O cenário não é inevitável. A questão é como escolhemos usar a IA.

Algumas mudanças de postura (individuais e organizacionais) podem ajudar.

1. Redefinir o que é “produtividade”

Produtividade não pode ser apenas “fazer mais coisas num mesmo dia”.

Ela precisa considerar:

  • sustentabilidade a longo prazo
  • qualidade do trabalho
  • impacto real (não só volume)
  • saúde mental e equilíbrio de vida

2. Usar a IA para eliminar trabalho desnecessário

Em vez de só acelerar tudo, perguntar:

  • O que pode ser simplificado ou eliminado?
  • Quais relatórios, demandas e burocracias existem “porque sempre foi assim”?
  • Que tipo de tarefa poderia simplesmente deixar de existir se o processo fosse redesenhado?

3. Proteger horários sem interrupção

Mesmo em um mundo cheio de IA e notificações, precisamos de:

  • blocos de trabalho profundo (sem mensagens a cada 2 minutos)
  • momentos do dia em que é aceitável não responder imediatamente
  • acordos claros de comunicação com times e líderes

4. Transformar ganho de eficiência em tempo livre

Essa é a parte mais difícil — e mais rara.

Sempre que uma equipe ganha eficiência com IA, uma pergunta deveria ser feita:

“O que faremos com esse tempo ganho?”

As respostas possíveis:

  • Mais projetos e mais pressão?
  • Ou um pouco de respiro, mais planejamento, mais aprendizado, mais equilíbrio?

Sem uma decisão consciente, o sistema puxa automaticamente para mais carga.


Conclusão: a escolha que vem com o poder

A frase que resume o paradoxo é:

A IA chegou prometendo que trabalharíamos menos e teríamos mais tempo para a família, mas, na prática, estamos cada vez mais sobrecarregados e com menos tempo livre.

A tecnologia em si não é vilã nem salvadora.
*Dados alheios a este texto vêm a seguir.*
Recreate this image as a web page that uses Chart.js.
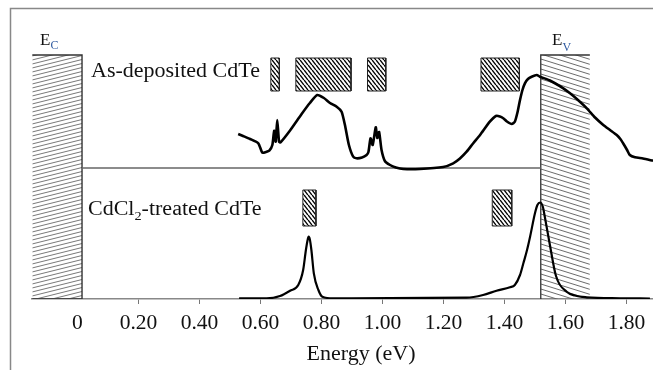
<!DOCTYPE html>
<html>
<head>
<meta charset="utf-8">
<script src="https://cdn.jsdelivr.net/npm/chart.js@4.4.0/dist/chart.umd.min.js"></script>
<style>
  html, body { margin: 0; padding: 0; background: #fff; }
  #wrap { width: 653px; height: 370px; position: relative; }
</style>
</head>
<body>
<div id="wrap"><canvas id="chart"></canvas></div>
<script>
// --------------------- DATA ---------------------
// As-deposited CdTe trace: energy (eV) and signal (a.u., above its own baseline)
const asDepEnergy = [
  0.527, 0.543, 0.566, 0.593, 0.606, 0.618, 0.629, 0.639, 0.645, 0.650,
  0.655, 0.661, 0.666, 0.697, 0.735, 0.762, 0.786, 0.808, 0.828, 0.850,
  0.866, 0.877, 0.890, 0.904, 0.915, 0.933, 0.948, 0.954, 0.961, 0.968,
  0.978, 0.983, 0.989, 0.997, 1.008, 1.025, 1.044, 1.068, 1.123, 1.199,
  1.232, 1.254, 1.276, 1.297, 1.320, 1.352, 1.372, 1.385, 1.396, 1.408,
  1.424, 1.434, 1.443, 1.451, 1.459, 1.467, 1.477, 1.489, 1.506, 1.516,
  1.549, 1.593, 1.615, 1.641, 1.670, 1.697, 1.724, 1.746, 1.768, 1.780,
  1.789, 1.802, 1.811, 1.828, 1.854, 1.887
];
const asDepSignal = [
  34, 32, 29, 24.7, 15.3, 16, 17.3, 23, 37.3, 26.3,
  48, 26.3, 25.7, 37.5, 54, 65, 73, 70, 65, 61.3,
  56.3, 43, 23, 11.3, 9.7, 10.5, 13, 16, 29.7, 23,
  40.7, 30, 36, 18, 7, 3, 0.5, -1, -1, 1,
  4.7, 9.5, 16.3, 24.5, 33, 46.3, 52, 51.5, 49.7, 46.5,
  44, 46.3, 56, 68, 78, 84.7, 89, 91.3, 93, 91.3,
  87.5, 79.7, 74.7, 68, 59.7, 50.5, 43, 38, 33, 29,
  24.7, 18, 13, 10.7, 9.5, 7.3
];

// CdCl2-treated CdTe trace
const treatedEnergy = [
  0.530, 0.620, 0.664, 0.697, 0.724, 0.740, 0.749, 0.754, 0.758, 0.762,
  0.767, 0.775, 0.790, 0.803, 0.839, 1.276, 1.330, 1.374, 1.418, 1.434,
  1.451, 1.462, 1.474, 1.484, 1.500, 1.508, 1.517, 1.526, 1.533, 1.549,
  1.569, 1.604, 1.631, 1.670, 1.779, 1.877
];
const treatedSignal = [
  0.7, 0.7, 3, 8.3, 14, 29, 49, 58, 62.3, 59.5,
  49, 25.7, 9, 2.3, 0.7, 1.3, 4, 8.3, 11.7, 14,
  24, 35.7, 49, 62.3, 85.7, 94, 96.5, 92, 81, 54,
  23, 7.3, 3.5, 1.7, 0.7, 0.5
];

// band edges and defect levels (energy ranges, eV)
const ecRange = [-0.148, 0.015];
const evRange = [1.519, 1.680];
const asDepLevels = [[0.634, 0.662], [0.716, 0.897], [0.951, 1.011], [1.323, 1.449]];
const treatedLevels = [[0.739, 0.782], [1.360, 1.424]];

const tickValues = [0, 0.2, 0.4, 0.6, 0.8, 1.0, 1.2, 1.4, 1.6, 1.8];

// --------------------- LAYOUT ---------------------
const Y_MAX = 299;          // plot height in y units
const AS_DEP_OFFSET = 131;  // upper trace baseline
const BAND_TOP = 244;
const ASDEP_LEVEL_Y = [208, 241];
const TREATED_LEVEL_Y = [73, 109];
const SERIF = "'Liberation Serif', 'Times New Roman', serif";

// --------------------- HATCH PATTERNS ---------------------
function hatch(w, h, dir, color, lw) {
  const c = document.createElement("canvas");
  c.width = w; c.height = h;
  const g = c.getContext("2d");
  g.strokeStyle = color;
  g.lineWidth = lw;
  for (const k of [-1, 0, 1]) {
    g.beginPath();
    if (dir === "\\") {
      g.moveTo(0, k * h); g.lineTo(w, h + k * h);
    } else {
      g.moveTo(0, h + k * h); g.lineTo(w, k * h);
    }
    g.stroke();
  }
  return g.createPattern(c, "repeat");
}

const ecPattern = hatch(16, 4, "/", "#6a6a6a", 0.9);
const evPattern = hatch(16, 5, "\\", "#5a5a5a", 0.9);
const levelPattern = hatch(4, 5, "\\", "#000", 1.4);

// --------------------- DATASETS ---------------------
function pts(xs, ys, off) {
  return xs.map((x, i) => ({ x: x, y: ys[i] + (off || 0) }));
}

function hatchFill(range, yr, pattern) {
  return {
    data: [{ x: range[0], y: yr[1] }, { x: range[1], y: yr[1] }],
    fill: { value: yr[0] },
    backgroundColor: pattern,
    borderWidth: 0,
    pointRadius: 0,
    tension: 0,
    order: 5
  };
}

function outline(points, color, width) {
  return {
    data: points,
    fill: false,
    borderColor: color,
    borderWidth: width,
    pointRadius: 0,
    tension: 0,
    order: 4
  };
}

const datasets = [];

// conduction band box (top, right, bottom edges)
datasets.push(hatchFill(ecRange, [0, BAND_TOP], ecPattern));
datasets.push(outline([
  { x: ecRange[0], y: BAND_TOP }, { x: ecRange[1], y: BAND_TOP },
  { x: ecRange[1], y: 0 }, { x: ecRange[0], y: 0 }
], "#333", 1.4));

// valence band box (left and top edges)
datasets.push(hatchFill(evRange, [0, BAND_TOP], evPattern));
datasets.push(outline([
  { x: evRange[0], y: 0 }, { x: evRange[0], y: BAND_TOP }, { x: evRange[1], y: BAND_TOP }
], "#333", 1.3));

// defect levels
function addLevel(range, yr) {
  datasets.push(hatchFill(range, yr, levelPattern));
  datasets.push(outline([
    { x: range[0], y: yr[0] }, { x: range[0], y: yr[1] }, { x: range[1], y: yr[1] },
    { x: range[1], y: yr[0] }, { x: range[0], y: yr[0] }
  ], "#222", 1));
}
asDepLevels.forEach(r => addLevel(r, ASDEP_LEVEL_Y));
treatedLevels.forEach(r => addLevel(r, TREATED_LEVEL_Y));

// upper baseline
datasets.push({
  data: [{ x: ecRange[1], y: AS_DEP_OFFSET }, { x: evRange[0], y: AS_DEP_OFFSET }],
  fill: false, borderColor: "#666", borderWidth: 1.5, pointRadius: 0, tension: 0, order: 3
});

// spectra
datasets.push({
  label: "As-deposited CdTe",
  data: pts(asDepEnergy, asDepSignal, AS_DEP_OFFSET),
  fill: false, borderColor: "#000", borderWidth: 2.6, pointRadius: 0,
  tension: 0.2, order: 0
});
datasets.push({
  label: "CdCl2-treated CdTe",
  data: pts(treatedEnergy, treatedSignal),
  fill: false, borderColor: "#000", borderWidth: 2.2, pointRadius: 0,
  cubicInterpolationMode: "monotone", order: 0
});

// --------------------- TEXT + FRAME ---------------------
function subText(ctx, x, y, main, sub, size, subSize, subDy, subColor) {
  ctx.font = size + "px " + SERIF;
  ctx.fillStyle = "#111";
  ctx.fillText(main, x, y);
  const w = ctx.measureText(main).width;
  ctx.font = subSize + "px " + SERIF;
  ctx.fillStyle = subColor;
  ctx.fillText(sub, x + w, y + subDy);
}

function stretched(ctx, text, x, y, sx) {
  ctx.save();
  ctx.translate(x, y);
  ctx.scale(sx, 1);
  ctx.fillText(text, 0, 0);
  ctx.restore();
}

const annotate = {
  id: "annotate",
  beforeDraw(chart) {
    const ctx = chart.ctx;
    ctx.save();
    ctx.strokeStyle = "#888";
    ctx.lineWidth = 1.5;
    ctx.beginPath();
    ctx.moveTo(10.5, 370);
    ctx.lineTo(10.5, 8.5);
    ctx.lineTo(653, 8.5);
    ctx.stroke();
    ctx.restore();
  },
  afterDraw(chart) {
    const ctx = chart.ctx;
    ctx.save();
    ctx.textBaseline = "alphabetic";
    ctx.textAlign = "left";

    subText(ctx, 40, 44.5, "E", "C", 17, 12, 4.5, "#2f5aa0");
    subText(ctx, 552, 45, "E", "V", 17, 12, 5.5, "#2f5aa0");

    const sx = 1.1;
    ctx.font = "20px " + SERIF;
    ctx.fillStyle = "#111";
    stretched(ctx, "As-deposited CdTe", 91, 77, sx);

    // CdCl2-treated CdTe with subscript 2
    let x = 88;
    ctx.font = "20px " + SERIF;
    stretched(ctx, "CdCl", x, 215, sx);
    x += ctx.measureText("CdCl").width * sx;
    ctx.font = "13px " + SERIF;
    stretched(ctx, "2", x, 220, sx);
    x += ctx.measureText("2").width * sx;
    ctx.font = "20px " + SERIF;
    stretched(ctx, "-treated CdTe", x, 215, sx);

    ctx.font = "22px " + SERIF;
    ctx.textAlign = "center";
    ctx.textBaseline = "middle";
    ctx.fillText("Energy (eV)", 361, 354);
    ctx.restore();
  }
};

// --------------------- CHART ---------------------
new Chart(document.getElementById("chart"), {
  type: "line",
  data: { datasets },
  plugins: [annotate],
  options: {
    responsive: true,
    maintainAspectRatio: false,
    animation: false,
    events: [],
    layout: { padding: { left: 32, right: 0, top: 0, bottom: 0 } },
    plugins: {
      legend: { display: false },
      tooltip: { enabled: false }
    },
    scales: {
      x: {
        type: "linear",
        min: -0.149,
        max: 1.887,
        afterBuildTicks: (scale) => {
          scale.ticks = tickValues.map(v => ({ value: v }));
        },
        afterFit: (scale) => { scale.height = 370 - Y_MAX; },
        ticks: {
          autoSkip: false,
          maxRotation: 0,
          padding: 6,
          color: "#111",
          font: { family: SERIF, size: 21.5 },
          callback: (v) => (v === 0 ? "0" : v.toFixed(2))
        },
        grid: {
          drawOnChartArea: false,
          drawTicks: true,
          tickLength: 5,
          color: (c) => (c.tick && c.tick.value === 0 ? "rgba(0,0,0,0)" : "#777")
        },
        border: { display: true, color: "#888", width: 1.5 }
      },
      y: {
        display: false,
        min: 0,
        max: Y_MAX
      }
    }
  }
});
</script>
</body>
</html>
Ela é um amplificador: acelera o que a cultura já faz.

Se a cultura é de:

  • urgência constante
  • glorificação da agenda lotada
  • metas infinitas
  • falta de limites claros

Então a IA vai amplificar tudo isso.

Mas se começarmos a usar a IA com uma pergunta diferente —

“Como ela pode nos ajudar a viver melhor, e não apenas produzir mais?” —

aí talvez a velha promessa comece, de fato, a se cumprir.